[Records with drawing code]
--------
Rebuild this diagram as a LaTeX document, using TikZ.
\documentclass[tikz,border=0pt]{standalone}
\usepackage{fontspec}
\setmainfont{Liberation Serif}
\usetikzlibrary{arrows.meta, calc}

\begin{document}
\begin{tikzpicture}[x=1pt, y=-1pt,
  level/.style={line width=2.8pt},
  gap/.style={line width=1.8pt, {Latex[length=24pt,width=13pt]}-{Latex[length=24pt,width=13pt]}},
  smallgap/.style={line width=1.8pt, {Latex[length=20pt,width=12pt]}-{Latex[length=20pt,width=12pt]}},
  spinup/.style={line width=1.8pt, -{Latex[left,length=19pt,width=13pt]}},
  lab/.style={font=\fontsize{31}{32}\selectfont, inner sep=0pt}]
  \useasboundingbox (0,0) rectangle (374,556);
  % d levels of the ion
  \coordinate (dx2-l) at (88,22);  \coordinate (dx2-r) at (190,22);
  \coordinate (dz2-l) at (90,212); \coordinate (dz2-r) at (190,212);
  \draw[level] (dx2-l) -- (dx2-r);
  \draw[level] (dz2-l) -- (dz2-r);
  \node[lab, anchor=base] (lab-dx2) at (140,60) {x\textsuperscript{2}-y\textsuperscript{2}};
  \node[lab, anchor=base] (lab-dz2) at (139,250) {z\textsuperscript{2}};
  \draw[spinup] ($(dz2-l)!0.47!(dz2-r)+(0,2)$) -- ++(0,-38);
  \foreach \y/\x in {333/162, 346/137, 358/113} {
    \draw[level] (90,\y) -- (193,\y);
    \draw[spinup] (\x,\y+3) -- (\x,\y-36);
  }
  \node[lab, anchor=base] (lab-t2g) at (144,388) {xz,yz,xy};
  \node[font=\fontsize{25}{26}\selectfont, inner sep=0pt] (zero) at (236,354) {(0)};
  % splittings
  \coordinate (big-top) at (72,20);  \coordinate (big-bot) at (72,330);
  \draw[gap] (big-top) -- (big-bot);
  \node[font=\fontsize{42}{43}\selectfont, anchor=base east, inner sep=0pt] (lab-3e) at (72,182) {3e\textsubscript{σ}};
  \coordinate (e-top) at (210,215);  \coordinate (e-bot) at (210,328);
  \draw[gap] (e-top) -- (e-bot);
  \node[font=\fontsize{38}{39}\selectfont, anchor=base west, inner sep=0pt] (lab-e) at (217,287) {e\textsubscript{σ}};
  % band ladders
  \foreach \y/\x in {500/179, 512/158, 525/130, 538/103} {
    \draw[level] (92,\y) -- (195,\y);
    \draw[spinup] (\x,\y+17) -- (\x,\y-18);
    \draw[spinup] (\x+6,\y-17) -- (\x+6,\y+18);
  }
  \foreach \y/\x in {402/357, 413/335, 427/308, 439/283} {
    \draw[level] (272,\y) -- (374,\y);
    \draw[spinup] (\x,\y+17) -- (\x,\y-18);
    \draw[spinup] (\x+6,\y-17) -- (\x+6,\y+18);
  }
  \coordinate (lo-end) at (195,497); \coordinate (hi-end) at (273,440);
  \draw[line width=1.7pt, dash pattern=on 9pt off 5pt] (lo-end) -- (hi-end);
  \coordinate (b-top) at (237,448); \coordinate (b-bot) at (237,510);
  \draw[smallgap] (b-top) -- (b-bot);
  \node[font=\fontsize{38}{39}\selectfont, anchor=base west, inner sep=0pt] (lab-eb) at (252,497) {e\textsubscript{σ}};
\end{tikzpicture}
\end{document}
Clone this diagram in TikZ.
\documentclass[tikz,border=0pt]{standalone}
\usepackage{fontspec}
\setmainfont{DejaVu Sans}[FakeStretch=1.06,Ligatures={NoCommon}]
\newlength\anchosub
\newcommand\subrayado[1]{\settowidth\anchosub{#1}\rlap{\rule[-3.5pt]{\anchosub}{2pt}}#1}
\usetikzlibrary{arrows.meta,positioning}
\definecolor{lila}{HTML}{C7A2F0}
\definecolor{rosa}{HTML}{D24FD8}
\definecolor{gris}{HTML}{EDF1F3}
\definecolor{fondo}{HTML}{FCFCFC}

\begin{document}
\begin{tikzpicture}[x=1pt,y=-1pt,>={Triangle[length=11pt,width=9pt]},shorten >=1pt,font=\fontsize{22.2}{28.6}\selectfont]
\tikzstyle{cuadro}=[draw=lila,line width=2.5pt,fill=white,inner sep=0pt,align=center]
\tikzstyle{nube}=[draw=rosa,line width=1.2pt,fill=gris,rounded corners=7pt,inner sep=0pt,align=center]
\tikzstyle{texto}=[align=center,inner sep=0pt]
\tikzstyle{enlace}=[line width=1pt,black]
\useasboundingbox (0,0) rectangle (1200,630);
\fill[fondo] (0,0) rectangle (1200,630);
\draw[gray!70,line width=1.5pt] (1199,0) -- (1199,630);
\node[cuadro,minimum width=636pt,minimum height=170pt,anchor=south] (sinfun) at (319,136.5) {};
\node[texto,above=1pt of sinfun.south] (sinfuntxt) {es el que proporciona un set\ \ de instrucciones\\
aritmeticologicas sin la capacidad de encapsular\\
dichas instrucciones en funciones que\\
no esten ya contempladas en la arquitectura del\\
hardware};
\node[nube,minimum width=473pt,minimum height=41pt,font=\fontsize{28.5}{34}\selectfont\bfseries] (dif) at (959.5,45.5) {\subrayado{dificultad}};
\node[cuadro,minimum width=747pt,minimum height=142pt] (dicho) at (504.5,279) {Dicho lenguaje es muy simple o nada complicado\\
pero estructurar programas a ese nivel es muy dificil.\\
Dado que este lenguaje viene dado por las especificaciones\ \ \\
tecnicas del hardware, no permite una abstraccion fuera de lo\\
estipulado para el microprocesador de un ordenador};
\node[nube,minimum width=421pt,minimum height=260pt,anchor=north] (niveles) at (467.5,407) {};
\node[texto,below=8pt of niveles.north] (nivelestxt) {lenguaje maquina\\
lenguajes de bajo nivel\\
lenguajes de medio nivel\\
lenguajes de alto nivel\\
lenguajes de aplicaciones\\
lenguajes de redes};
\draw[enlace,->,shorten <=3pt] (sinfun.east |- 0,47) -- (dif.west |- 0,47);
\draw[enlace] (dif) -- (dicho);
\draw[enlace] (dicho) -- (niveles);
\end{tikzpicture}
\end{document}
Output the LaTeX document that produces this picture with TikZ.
--------
▸ Instruction
Reproduce each entry word for word.

▸ The result
Rebuild this diagram as a LaTeX document, using TikZ.
\documentclass[tikz,border=0pt]{standalone}
\usepackage{fontspec}
\setmainfont{Liberation Serif}
\usetikzlibrary{arrows.meta, calc}

\begin{document}
\begin{tikzpicture}[x=1pt, y=-1pt,
  level/.style={line width=2.8pt},
  gap/.style={line width=1.8pt, {Latex[length=24pt,width=13pt]}-{Latex[length=24pt,width=13pt]}},
  smallgap/.style={line width=1.8pt, {Latex[length=20pt,width=12pt]}-{Latex[length=20pt,width=12pt]}},
  spinup/.style={line width=1.8pt, -{Latex[left,length=19pt,width=13pt]}},
  lab/.style={font=\fontsize{31}{32}\selectfont, inner sep=0pt}]
  \useasboundingbox (0,0) rectangle (374,556);
  % d levels of the ion
  \coordinate (dx2-l) at (88,22);  \coordinate (dx2-r) at (190,22);
  \coordinate (dz2-l) at (90,212); \coordinate (dz2-r) at (190,212);
  \draw[level] (dx2-l) -- (dx2-r);
  \draw[level] (dz2-l) -- (dz2-r);
  \node[lab, anchor=base] (lab-dx2) at (140,60) {x\textsuperscript{2}-y\textsuperscript{2}};
  \node[lab, anchor=base] (lab-dz2) at (139,250) {z\textsuperscript{2}};
  \draw[spinup] ($(dz2-l)!0.47!(dz2-r)+(0,2)$) -- ++(0,-38);
  \foreach \y/\x in {333/162, 346/137, 358/113} {
    \draw[level] (90,\y) -- (193,\y);
    \draw[spinup] (\x,\y+3) -- (\x,\y-36);
  }
  \node[lab, anchor=base] (lab-t2g) at (144,388) {xz,yz,xy};
  \node[font=\fontsize{25}{26}\selectfont, inner sep=0pt] (zero) at (236,354) {(0)};
  % splittings
  \coordinate (big-top) at (72,20);  \coordinate (big-bot) at (72,330);
  \draw[gap] (big-top) -- (big-bot);
  \node[font=\fontsize{42}{43}\selectfont, anchor=base east, inner sep=0pt] (lab-3e) at (72,182) {3e\textsubscript{σ}};
  \coordinate (e-top) at (210,215);  \coordinate (e-bot) at (210,328);
  \draw[gap] (e-top) -- (e-bot);
  \node[font=\fontsize{38}{39}\selectfont, anchor=base west, inner sep=0pt] (lab-e) at (217,287) {e\textsubscript{σ}};
  % band ladders
  \foreach \y/\x in {500/179, 512/158, 525/130, 538/103} {
    \draw[level] (92,\y) -- (195,\y);
    \draw[spinup] (\x,\y+17) -- (\x,\y-18);
    \draw[spinup] (\x+6,\y-17) -- (\x+6,\y+18);
  }
  \foreach \y/\x in {402/357, 413/335, 427/308, 439/283} {
    \draw[level] (272,\y) -- (374,\y);
    \draw[spinup] (\x,\y+17) -- (\x,\y-18);
    \draw[spinup] (\x+6,\y-17) -- (\x+6,\y+18);
  }
  \coordinate (lo-end) at (195,497); \coordinate (hi-end) at (273,440);
  \draw[line width=1.7pt, dash pattern=on 9pt off 5pt] (lo-end) -- (hi-end);
  \coordinate (b-top) at (237,448); \coordinate (b-bot) at (237,510);
  \draw[smallgap] (b-top) -- (b-bot);
  \node[font=\fontsize{38}{39}\selectfont, anchor=base west, inner sep=0pt] (lab-eb) at (252,497) {e\textsubscript{σ}};
\end{tikzpicture}
\end{document}
Clone this diagram in TikZ.
\documentclass[tikz,border=0pt]{standalone}
\usepackage{fontspec}
\setmainfont{DejaVu Sans}[FakeStretch=1.06,Ligatures={NoCommon}]
\newlength\anchosub
\newcommand\subrayado[1]{\settowidth\anchosub{#1}\rlap{\rule[-3.5pt]{\anchosub}{2pt}}#1}
\usetikzlibrary{arrows.meta,positioning}
\definecolor{lila}{HTML}{C7A2F0}
\definecolor{rosa}{HTML}{D24FD8}
\definecolor{gris}{HTML}{EDF1F3}
\definecolor{fondo}{HTML}{FCFCFC}

\begin{document}
\begin{tikzpicture}[x=1pt,y=-1pt,>={Triangle[length=11pt,width=9pt]},shorten >=1pt,font=\fontsize{22.2}{28.6}\selectfont]
\tikzstyle{cuadro}=[draw=lila,line width=2.5pt,fill=white,inner sep=0pt,align=center]
\tikzstyle{nube}=[draw=rosa,line width=1.2pt,fill=gris,rounded corners=7pt,inner sep=0pt,align=center]
\tikzstyle{texto}=[align=center,inner sep=0pt]
\tikzstyle{enlace}=[line width=1pt,black]
\useasboundingbox (0,0) rectangle (1200,630);
\fill[fondo] (0,0) rectangle (1200,630);
\draw[gray!70,line width=1.5pt] (1199,0) -- (1199,630);
\node[cuadro,minimum width=636pt,minimum height=170pt,anchor=south] (sinfun) at (319,136.5) {};
\node[texto,above=1pt of sinfun.south] (sinfuntxt) {es el que proporciona un set\ \ de instrucciones\\
aritmeticologicas sin la capacidad de encapsular\\
dichas instrucciones en funciones que\\
no esten ya contempladas en la arquitectura del\\
hardware};
\node[nube,minimum width=473pt,minimum height=41pt,font=\fontsize{28.5}{34}\selectfont\bfseries] (dif) at (959.5,45.5) {\subrayado{dificultad}};
\node[cuadro,minimum width=747pt,minimum height=142pt] (dicho) at (504.5,279) {Dicho lenguaje es muy simple o nada complicado\\
pero estructurar programas a ese nivel es muy dificil.\\
Dado que este lenguaje viene dado por las especificaciones\ \ \\
tecnicas del hardware, no permite una abstraccion fuera de lo\\
estipulado para el microprocesador de un ordenador};
\node[nube,minimum width=421pt,minimum height=260pt,anchor=north] (niveles) at (467.5,407) {};
\node[texto,below=8pt of niveles.north] (nivelestxt) {lenguaje maquina\\
lenguajes de bajo nivel\\
lenguajes de medio nivel\\
lenguajes de alto nivel\\
lenguajes de aplicaciones\\
lenguajes de redes};
\draw[enlace,->,shorten <=3pt] (sinfun.east |- 0,47) -- (dif.west |- 0,47);
\draw[enlace] (dif) -- (dicho);
\draw[enlace] (dicho) -- (niveles);
\end{tikzpicture}
\end{document}
Output the LaTeX document that produces this picture with TikZ.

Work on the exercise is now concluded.